Economics
Smith's Wealth of Nations: Where Economics Begins
Adam Smith · An Inquiry into the Nature and Causes of the Wealth of Nations · 1776
The invisible hand, the division of labour, and the birth of a discipline — in the author's own words.
Published in the year of American independence, Smith's Wealth of Nations is usually called the first great work of modern economics. But Smith was a moral philosopher, not an economist — the word did not yet exist — and reading him reveals a thinker far subtler than the caricature of the 'greed is good' apostle. His two most quoted ideas are almost always quoted out of context.
Key passages
- Book I, Chapter 1
The greatest improvement in the productive powers of labour… seem to have been the effects of the division of labour.
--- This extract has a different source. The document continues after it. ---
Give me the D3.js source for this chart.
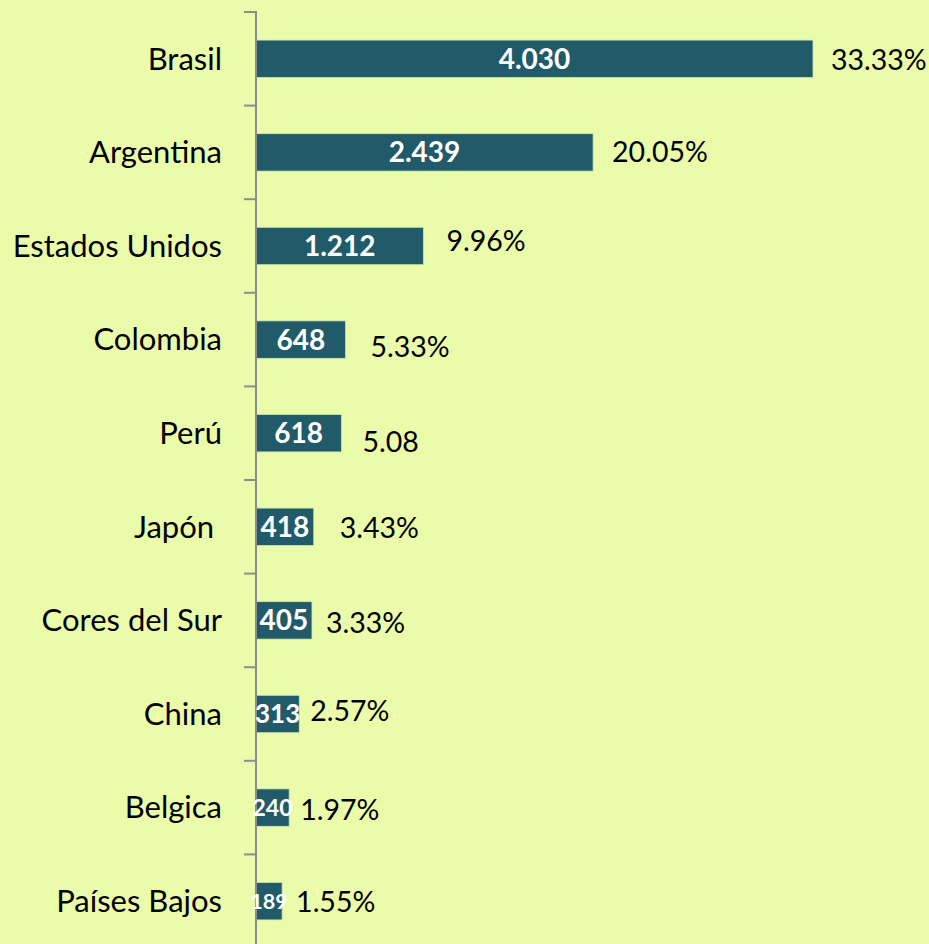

Smith opens not with markets or money but with a pin factory. Ten workers each doing one specialised step, he observes, produce thousands of times more pins than ten workers each making whole pins alone. Specialisation, not effort, is the engine of wealth. This is the book's true foundation — and it precedes every argument about markets.
- Book IV, Chapter 2
He intends only his own gain, and he is in this, as in many other cases, led by an invisible hand to promote an end which was no part of his intention.
The single most famous metaphor in economics — and it appears exactly once in the whole book, almost in passing. Smith's claim is narrow and conditional: under the right institutions, self-interested exchange can produce public benefit. He never says it always does, and elsewhere he warns sharply against merchants conspiring against the public. Read the sentence and note how modest it is.
- Book I, Chapter 2
It is not from the benevolence of the butcher, the brewer, or the baker that we expect our dinner, but from their regard to their own interest.
Often read as cynicism, this is really an observation about scale. Benevolence can feed your family; it cannot feed a city of strangers. Markets let millions who will never meet cooperate through mutual self-interest. Smith is describing how a large society coordinates, not endorsing selfishness — the same author wrote a whole book on sympathy and moral sentiment.
A guided reading
Do not start at page one and grind through five books. Read Book I chapters 1–3 (division of labour and the extent of the market), then the single invisible-hand paragraph in Book IV chapter 2 — and read the pages around it. You will come away able to correct almost everyone who quotes Smith at you, which is most of the value of reading him.